WHAT IS NEEDED: Copy everything from the line with "What seaborn and" down to the line with "series = ['dictée", inclusive of both, exactly as written; leave out all pictures.

++++++++++++++++++++

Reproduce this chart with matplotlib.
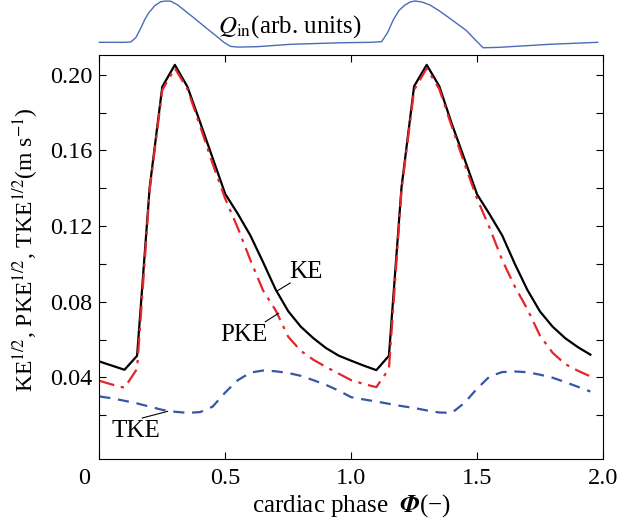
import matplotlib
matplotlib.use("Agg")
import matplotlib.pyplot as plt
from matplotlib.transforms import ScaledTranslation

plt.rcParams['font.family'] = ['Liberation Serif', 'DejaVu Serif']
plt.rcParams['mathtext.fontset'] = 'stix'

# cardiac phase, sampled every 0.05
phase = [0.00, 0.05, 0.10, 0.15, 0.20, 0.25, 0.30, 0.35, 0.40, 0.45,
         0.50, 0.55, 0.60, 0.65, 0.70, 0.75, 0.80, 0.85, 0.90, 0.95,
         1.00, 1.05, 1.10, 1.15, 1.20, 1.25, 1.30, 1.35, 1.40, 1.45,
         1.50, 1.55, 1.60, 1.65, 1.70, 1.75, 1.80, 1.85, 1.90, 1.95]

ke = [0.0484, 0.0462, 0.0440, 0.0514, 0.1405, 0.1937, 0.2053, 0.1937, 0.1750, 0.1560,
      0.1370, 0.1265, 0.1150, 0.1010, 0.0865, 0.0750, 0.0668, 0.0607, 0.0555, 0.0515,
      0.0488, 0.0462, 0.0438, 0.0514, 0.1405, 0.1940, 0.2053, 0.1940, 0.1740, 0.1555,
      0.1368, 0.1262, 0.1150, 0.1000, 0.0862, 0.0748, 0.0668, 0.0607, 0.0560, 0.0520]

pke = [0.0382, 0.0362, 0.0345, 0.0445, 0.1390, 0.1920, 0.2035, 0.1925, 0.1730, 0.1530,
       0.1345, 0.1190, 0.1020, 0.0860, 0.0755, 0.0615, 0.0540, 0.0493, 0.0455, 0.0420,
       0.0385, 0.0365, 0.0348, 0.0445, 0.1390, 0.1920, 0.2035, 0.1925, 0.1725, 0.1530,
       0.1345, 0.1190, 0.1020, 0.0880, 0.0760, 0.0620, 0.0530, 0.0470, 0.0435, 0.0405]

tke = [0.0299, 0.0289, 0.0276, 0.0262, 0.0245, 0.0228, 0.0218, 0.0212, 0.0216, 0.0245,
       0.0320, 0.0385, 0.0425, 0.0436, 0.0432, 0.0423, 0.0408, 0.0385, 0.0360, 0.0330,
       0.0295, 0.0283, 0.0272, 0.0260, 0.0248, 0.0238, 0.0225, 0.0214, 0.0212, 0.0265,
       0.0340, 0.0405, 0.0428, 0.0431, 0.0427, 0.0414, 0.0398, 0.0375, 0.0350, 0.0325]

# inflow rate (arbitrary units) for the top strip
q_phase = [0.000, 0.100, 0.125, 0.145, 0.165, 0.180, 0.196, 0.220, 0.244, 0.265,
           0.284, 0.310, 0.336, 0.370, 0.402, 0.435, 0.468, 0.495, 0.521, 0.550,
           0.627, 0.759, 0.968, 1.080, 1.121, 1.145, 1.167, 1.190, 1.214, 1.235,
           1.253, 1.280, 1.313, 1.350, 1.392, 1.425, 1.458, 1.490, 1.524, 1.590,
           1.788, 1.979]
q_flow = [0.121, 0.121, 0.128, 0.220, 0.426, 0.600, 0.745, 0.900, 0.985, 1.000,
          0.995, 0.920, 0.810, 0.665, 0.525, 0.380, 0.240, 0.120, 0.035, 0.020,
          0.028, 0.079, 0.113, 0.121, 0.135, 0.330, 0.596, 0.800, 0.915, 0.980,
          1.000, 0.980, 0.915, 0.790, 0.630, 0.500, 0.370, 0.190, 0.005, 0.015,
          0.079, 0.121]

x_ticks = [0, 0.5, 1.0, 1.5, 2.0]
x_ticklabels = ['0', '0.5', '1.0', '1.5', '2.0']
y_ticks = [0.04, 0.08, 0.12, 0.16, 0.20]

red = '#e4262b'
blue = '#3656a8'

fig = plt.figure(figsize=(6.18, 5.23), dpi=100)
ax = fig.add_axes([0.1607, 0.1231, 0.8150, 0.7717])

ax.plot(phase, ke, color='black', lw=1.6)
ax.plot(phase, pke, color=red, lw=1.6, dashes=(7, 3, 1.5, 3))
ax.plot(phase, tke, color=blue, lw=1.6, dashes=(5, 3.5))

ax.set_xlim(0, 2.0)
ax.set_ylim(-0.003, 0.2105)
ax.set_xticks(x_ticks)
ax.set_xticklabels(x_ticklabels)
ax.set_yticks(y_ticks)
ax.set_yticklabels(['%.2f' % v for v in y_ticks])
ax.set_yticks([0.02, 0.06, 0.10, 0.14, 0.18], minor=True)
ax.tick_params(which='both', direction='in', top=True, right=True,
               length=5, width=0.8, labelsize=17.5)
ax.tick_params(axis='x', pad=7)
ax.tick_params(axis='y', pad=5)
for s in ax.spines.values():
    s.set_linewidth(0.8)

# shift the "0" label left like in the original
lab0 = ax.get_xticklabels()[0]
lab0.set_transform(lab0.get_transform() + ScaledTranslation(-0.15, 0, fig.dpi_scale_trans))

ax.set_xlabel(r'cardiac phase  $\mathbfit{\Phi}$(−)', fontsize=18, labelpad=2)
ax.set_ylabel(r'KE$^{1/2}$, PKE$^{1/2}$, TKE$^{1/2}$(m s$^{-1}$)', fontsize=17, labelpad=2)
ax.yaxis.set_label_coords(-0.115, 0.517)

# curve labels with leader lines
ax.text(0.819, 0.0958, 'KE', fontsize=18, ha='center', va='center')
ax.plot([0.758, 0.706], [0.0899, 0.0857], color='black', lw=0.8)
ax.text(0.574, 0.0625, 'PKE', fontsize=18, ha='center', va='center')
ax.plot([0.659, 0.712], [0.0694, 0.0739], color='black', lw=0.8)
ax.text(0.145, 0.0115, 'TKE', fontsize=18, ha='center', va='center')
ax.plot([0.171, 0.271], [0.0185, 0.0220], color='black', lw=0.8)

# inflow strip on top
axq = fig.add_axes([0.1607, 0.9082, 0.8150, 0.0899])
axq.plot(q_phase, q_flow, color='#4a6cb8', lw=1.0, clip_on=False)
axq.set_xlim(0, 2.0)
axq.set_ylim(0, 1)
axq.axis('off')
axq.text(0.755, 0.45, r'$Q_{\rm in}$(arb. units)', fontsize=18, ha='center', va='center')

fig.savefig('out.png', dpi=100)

++++++++++++++++++++

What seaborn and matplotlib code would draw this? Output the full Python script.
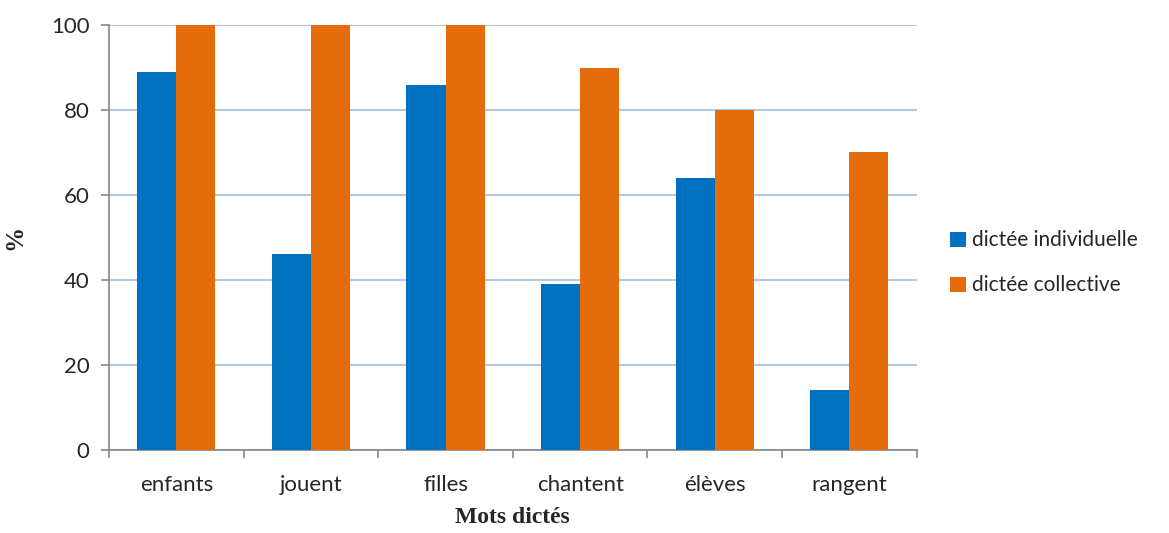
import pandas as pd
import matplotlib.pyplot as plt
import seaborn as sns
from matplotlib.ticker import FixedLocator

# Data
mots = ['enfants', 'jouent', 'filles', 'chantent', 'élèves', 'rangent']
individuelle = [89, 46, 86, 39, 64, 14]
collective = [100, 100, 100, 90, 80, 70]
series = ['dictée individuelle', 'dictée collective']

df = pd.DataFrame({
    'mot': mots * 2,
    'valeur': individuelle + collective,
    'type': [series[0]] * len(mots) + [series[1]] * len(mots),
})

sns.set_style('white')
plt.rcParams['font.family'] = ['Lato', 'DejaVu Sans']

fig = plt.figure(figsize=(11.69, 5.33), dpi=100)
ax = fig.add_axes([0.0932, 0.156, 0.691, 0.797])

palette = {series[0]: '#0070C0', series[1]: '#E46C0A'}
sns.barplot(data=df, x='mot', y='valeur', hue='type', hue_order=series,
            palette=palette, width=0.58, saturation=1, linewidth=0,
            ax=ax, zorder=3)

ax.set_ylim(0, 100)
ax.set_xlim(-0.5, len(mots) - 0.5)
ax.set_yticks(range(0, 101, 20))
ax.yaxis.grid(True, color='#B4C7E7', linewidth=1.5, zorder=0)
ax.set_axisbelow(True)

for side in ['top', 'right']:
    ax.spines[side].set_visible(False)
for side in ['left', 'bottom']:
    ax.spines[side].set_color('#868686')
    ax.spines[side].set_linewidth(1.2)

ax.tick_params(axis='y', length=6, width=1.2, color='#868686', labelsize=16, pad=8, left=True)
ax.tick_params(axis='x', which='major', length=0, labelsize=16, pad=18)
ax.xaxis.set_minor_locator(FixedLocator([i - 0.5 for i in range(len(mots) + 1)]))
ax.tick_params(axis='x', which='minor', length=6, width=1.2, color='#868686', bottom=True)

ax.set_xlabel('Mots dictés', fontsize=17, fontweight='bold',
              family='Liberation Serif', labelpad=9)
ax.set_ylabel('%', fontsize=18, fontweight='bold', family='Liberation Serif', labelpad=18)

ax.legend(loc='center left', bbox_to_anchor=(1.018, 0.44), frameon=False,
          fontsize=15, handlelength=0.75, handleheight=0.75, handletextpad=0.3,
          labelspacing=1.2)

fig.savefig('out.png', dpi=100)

++++++++++++++++++++

RESPONSE FOR THIS EXERCISE:
What seaborn and matplotlib code would draw this? Output the full Python script.
import pandas as pd
import matplotlib.pyplot as plt
import seaborn as sns
from matplotlib.ticker import FixedLocator

# Data
mots = ['enfants', 'jouent', 'filles', 'chantent', 'élèves', 'rangent']
individuelle = [89, 46, 86, 39, 64, 14]
collective = [100, 100, 100, 90, 80, 70]
series = ['dictée individuelle', 'dictée collective']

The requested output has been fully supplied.